:: COLLECTED MATERIAL ::
□ □ □ □ □

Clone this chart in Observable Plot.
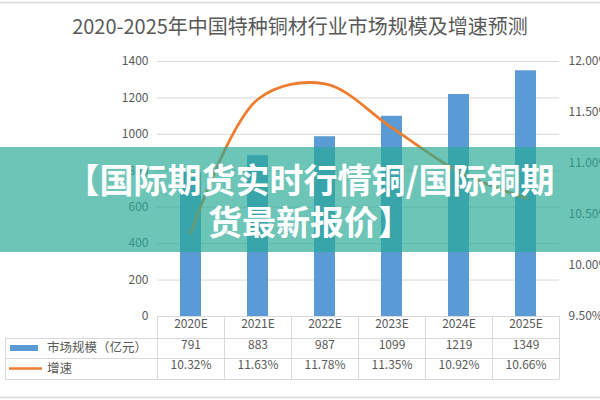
<!DOCTYPE html>
<html>
<head>
<meta charset="utf-8">
<script src="https://cdn.jsdelivr.net/npm/d3@7"></script>
<script src="https://cdn.jsdelivr.net/npm/@observablehq/plot@0.6"></script>
<style>
  html, body { margin: 0; padding: 0; background: #fff; overflow: hidden; }
  #wrap { position: relative; width: 600px; height: 400px; }
  #banner {
    position: absolute; left: 0; top: 147px; width: 600px; height: 105px;
    background: rgba(40, 170, 150, 0.68);
    display: flex; align-items: center; justify-content: center;
    box-sizing: border-box; padding-left: 20px;
    color: #fff; font-family: "Noto Sans CJK SC", sans-serif; font-weight: 700;
    font-size: 34px; line-height: 42px; text-align: center; white-space: nowrap;
  }
</style>
</head>
<body>
<div id="wrap"></div>
<script>
const years = ["2020E", "2021E", "2022E", "2023E", "2024E", "2025E"];
const marketSize = [791, 883, 987, 1099, 1219, 1349];
const growth = [10.32, 11.63, 11.78, 11.35, 10.92, 10.66];
const leftTicks = [0, 200, 400, 600, 800, 1000, 1200, 1400];
const rightTicks = [9.5, 10, 10.5, 11, 11.5, 12];
const seriesNames = ["市场规模（亿元）", "增速"];
const titleText = "2020-2025年中国特种铜材行业市场规模及增速预测";
const bannerLines = ["【国际期货实时行情铜/国际铜期", "货最新报价】"];

const FONT = '"Noto Sans CJK SC", "Noto Sans", sans-serif';
const BLUE = "#5B9BD5", ORANGE = "#ED7D31", GRID = "#D9D9D9", TXT = "#595959";

const gMin = rightTicks[0], gMax = rightTicks[rightTicks.length - 1];
const yMax = leftTicks[leftTicks.length - 1];
const g2y = g => (g - gMin) / (gMax - gMin) * yMax;
const y2g = v => v / yMax * (gMax - gMin) + gMin;

const data = years.map((year, i) => ({year, size: marketSize[i], growth: growth[i]}));

const plot = Plot.plot({
  width: 600, height: 400,
  marginTop: 61, marginBottom: 84, marginLeft: 157, marginRight: 41,
  style: {fontFamily: FONT, fontSize: "12px", color: TXT, background: "white", overflow: "visible"},
  x: {domain: years, paddingInner: 0.69, paddingOuter: 0.345, axis: null},
  y: {domain: [0, yMax], axis: null},
  marks: [
    Plot.gridY(leftTicks, {stroke: GRID, strokeOpacity: 1, strokeWidth: 1}),
    Plot.barY(data, {x: "year", y: "size", fill: BLUE}),
    Plot.line(data, {x: "year", y: d => g2y(d.growth), stroke: ORANGE, strokeWidth: 2.8, curve: "catmull-rom"}),
    Plot.axisY(leftTicks, {anchor: "left", label: null, tickSize: 0, tickPadding: 9, tickFormat: d => String(d), fill: TXT}),
    Plot.axisY(rightTicks.map(g2y), {anchor: "right", label: null, tickSize: 0, tickPadding: 9, tickFormat: v => y2g(v).toFixed(2) + "%", fill: TXT}),
    Plot.text(data, {x: "year", text: "year", frameAnchor: "bottom", dy: 11, fill: TXT}),
    Plot.text(data, {x: "year", text: d => String(d.size), frameAnchor: "bottom", dy: 32, fill: TXT}),
    Plot.text(data, {x: "year", text: d => d.growth.toFixed(2) + "%", frameAnchor: "bottom", dy: 52.5, fill: TXT})
  ]
});

const svg = d3.select(plot);
const xs = plot.scale("x"), ysc = plot.scale("y");
const x0 = xs.range[0], x1 = xs.range[1], step = xs.step;
const top0 = ysc.apply(0);
const rowH = [22, 20, 21];
const r1 = top0 + rowH[0], r2 = r1 + rowH[1], r3 = r2 + rowH[2];
const tableLeft = 5;

const g = svg.append("g").attr("stroke", GRID).attr("stroke-width", 1).attr("fill", "none");
g.append("line").attr("x1", tableLeft).attr("x2", x1).attr("y1", r1 + 0.5).attr("y2", r1 + 0.5);
g.append("line").attr("x1", tableLeft).attr("x2", x1).attr("y1", r2 + 0.5).attr("y2", r2 + 0.5);
g.append("line").attr("x1", tableLeft).attr("x2", x1).attr("y1", r3 + 0.5).attr("y2", r3 + 0.5);
for (let i = 0; i <= years.length; i++) {
  const xx = Math.round(x0 + i * step) + 0.5;
  g.append("line").attr("x1", xx).attr("x2", xx).attr("y1", top0).attr("y2", r3 + 0.5);
}
g.append("line").attr("x1", tableLeft + 0.5).attr("x2", tableLeft + 0.5).attr("y1", r1 + 0.5).attr("y2", r3 + 0.5);

svg.append("rect").attr("x", 10).attr("y", (r1 + r2) / 2 - 3).attr("width", 28).attr("height", 6).attr("fill", BLUE);
svg.append("line").attr("x1", 9).attr("x2", 42).attr("y1", (r2 + r3) / 2).attr("y2", (r2 + r3) / 2)
  .attr("stroke", ORANGE).attr("stroke-width", 2.5);
[[seriesNames[0], (r1 + r2) / 2], [seriesNames[1], (r2 + r3) / 2]].forEach(([t, yy]) => {
  svg.append("text").attr("x", 47).attr("y", yy).attr("dy", "0.35em").attr("text-anchor", "start")
    .attr("fill", TXT).attr("font-family", FONT).attr("font-size", 12.5).text(t);
});

svg.append("text").attr("x", 300).attr("y", 34).attr("text-anchor", "middle")
  .attr("fill", TXT).attr("font-family", FONT).attr("font-size", 20).text(titleText);

svg.append("line").attr("x1", 0).attr("x2", 600).attr("y1", 2.5).attr("y2", 2.5).attr("stroke", GRID).attr("stroke-width", 1.5);
svg.append("line").attr("x1", 0).attr("x2", 600).attr("y1", 397.5).attr("y2", 397.5).attr("stroke", GRID).attr("stroke-width", 1.5);

const wrap = document.getElementById("wrap");
wrap.appendChild(plot);
const banner = document.createElement("div");
banner.id = "banner";
banner.innerHTML = bannerLines.join("<br>");
wrap.appendChild(banner);
</script>
</body>
</html>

□ □ □ □ □

:: STATED GOAL ::
Make an exact copy of the listing above. Do not include the pictures.

:: RIGHT ANSWER ::
Clone this chart in Observable Plot.
<!DOCTYPE html>
<html>
<head>
<meta charset="utf-8">
<script src="https://cdn.jsdelivr.net/npm/d3@7"></script>
<script src="https://cdn.jsdelivr.net/npm/@observablehq/plot@0.6"></script>
<style>
  html, body { margin: 0; padding: 0; background: #fff; overflow: hidden; }
  #wrap { position: relative; width: 600px; height: 400px; }
  #banner {
    position: absolute; left: 0; top: 147px; width: 600px; height: 105px;
    background: rgba(40, 170, 150, 0.68);
    display: flex; align-items: center; justify-content: center;
    box-sizing: border-box; padding-left: 20px;
    color: #fff; font-family: "Noto Sans CJK SC", sans-serif; font-weight: 700;
    font-size: 34px; line-height: 42px; text-align: center; white-space: nowrap;
  }
</style>
</head>
<body>
<div id="wrap"></div>
<script>
const years = ["2020E", "2021E", "2022E", "2023E", "2024E", "2025E"];
const marketSize = [791, 883, 987, 1099, 1219, 1349];
const growth = [10.32, 11.63, 11.78, 11.35, 10.92, 10.66];
const leftTicks = [0, 200, 400, 600, 800, 1000, 1200, 1400];
const rightTicks = [9.5, 10, 10.5, 11, 11.5, 12];
const seriesNames = ["市场规模（亿元）", "增速"];
const titleText = "2020-2025年中国特种铜材行业市场规模及增速预测";
const bannerLines = ["【国际期货实时行情铜/国际铜期", "货最新报价】"];

const FONT = '"Noto Sans CJK SC", "Noto Sans", sans-serif';
const BLUE = "#5B9BD5", ORANGE = "#ED7D31", GRID = "#D9D9D9", TXT = "#595959";

const gMin = rightTicks[0], gMax = rightTicks[rightTicks.length - 1];
const yMax = leftTicks[leftTicks.length - 1];
const g2y = g => (g - gMin) / (gMax - gMin) * yMax;
const y2g = v => v / yMax * (gMax - gMin) + gMin;

const data = years.map((year, i) => ({year, size: marketSize[i], growth: growth[i]}));

const plot = Plot.plot({
  width: 600, height: 400,
  marginTop: 61, marginBottom: 84, marginLeft: 157, marginRight: 41,
  style: {fontFamily: FONT, fontSize: "12px", color: TXT, background: "white", overflow: "visible"},
  x: {domain: years, paddingInner: 0.69, paddingOuter: 0.345, axis: null},
  y: {domain: [0, yMax], axis: null},
  marks: [
    Plot.gridY(leftTicks, {stroke: GRID, strokeOpacity: 1, strokeWidth: 1}),
    Plot.barY(data, {x: "year", y: "size", fill: BLUE}),
    Plot.line(data, {x: "year", y: d => g2y(d.growth), stroke: ORANGE, strokeWidth: 2.8, curve: "catmull-rom"}),
    Plot.axisY(leftTicks, {anchor: "left", label: null, tickSize: 0, tickPadding: 9, tickFormat: d => String(d), fill: TXT}),
    Plot.axisY(rightTicks.map(g2y), {anchor: "right", label: null, tickSize: 0, tickPadding: 9, tickFormat: v => y2g(v).toFixed(2) + "%", fill: TXT}),
    Plot.text(data, {x: "year", text: "year", frameAnchor: "bottom", dy: 11, fill: TXT}),
    Plot.text(data, {x: "year", text: d => String(d.size), frameAnchor: "bottom", dy: 32, fill: TXT}),
    Plot.text(data, {x: "year", text: d => d.growth.toFixed(2) + "%", frameAnchor: "bottom", dy: 52.5, fill: TXT})
  ]
});

const svg = d3.select(plot);
const xs = plot.scale("x"), ysc = plot.scale("y");
const x0 = xs.range[0], x1 = xs.range[1], step = xs.step;
const top0 = ysc.apply(0);
const rowH = [22, 20, 21];
const r1 = top0 + rowH[0], r2 = r1 + rowH[1], r3 = r2 + rowH[2];
const tableLeft = 5;

const g = svg.append("g").attr("stroke", GRID).attr("stroke-width", 1).attr("fill", "none");
g.append("line").attr("x1", tableLeft).attr("x2", x1).attr("y1", r1 + 0.5).attr("y2", r1 + 0.5);
g.append("line").attr("x1", tableLeft).attr("x2", x1).attr("y1", r2 + 0.5).attr("y2", r2 + 0.5);
g.append("line").attr("x1", tableLeft).attr("x2", x1).attr("y1", r3 + 0.5).attr("y2", r3 + 0.5);
for (let i = 0; i <= years.length; i++) {
  const xx = Math.round(x0 + i * step) + 0.5;
  g.append("line").attr("x1", xx).attr("x2", xx).attr("y1", top0).attr("y2", r3 + 0.5);
}
g.append("line").attr("x1", tableLeft + 0.5).attr("x2", tableLeft + 0.5).attr("y1", r1 + 0.5).attr("y2", r3 + 0.5);

svg.append("rect").attr("x", 10).attr("y", (r1 + r2) / 2 - 3).attr("width", 28).attr("height", 6).attr("fill", BLUE);
svg.append("line").attr("x1", 9).attr("x2", 42).attr("y1", (r2 + r3) / 2).attr("y2", (r2 + r3) / 2)
  .attr("stroke", ORANGE).attr("stroke-width", 2.5);
[[seriesNames[0], (r1 + r2) / 2], [seriesNames[1], (r2 + r3) / 2]].forEach(([t, yy]) => {
  svg.append("text").attr("x", 47).attr("y", yy).attr("dy", "0.35em").attr("text-anchor", "start")
    .attr("fill", TXT).attr("font-family", FONT).attr("font-size", 12.5).text(t);
});

svg.append("text").attr("x", 300).attr("y", 34).attr("text-anchor", "middle")
  .attr("fill", TXT).attr("font-family", FONT).attr("font-size", 20).text(titleText);

svg.append("line").attr("x1", 0).attr("x2", 600).attr("y1", 2.5).attr("y2", 2.5).attr("stroke", GRID).attr("stroke-width", 1.5);
svg.append("line").attr("x1", 0).attr("x2", 600).attr("y1", 397.5).attr("y2", 397.5).attr("stroke", GRID).attr("stroke-width", 1.5);

const wrap = document.getElementById("wrap");
wrap.appendChild(plot);
const banner = document.createElement("div");
banner.id = "banner";
banner.innerHTML = bannerLines.join("<br>");
wrap.appendChild(banner);
</script>
</body>
</html>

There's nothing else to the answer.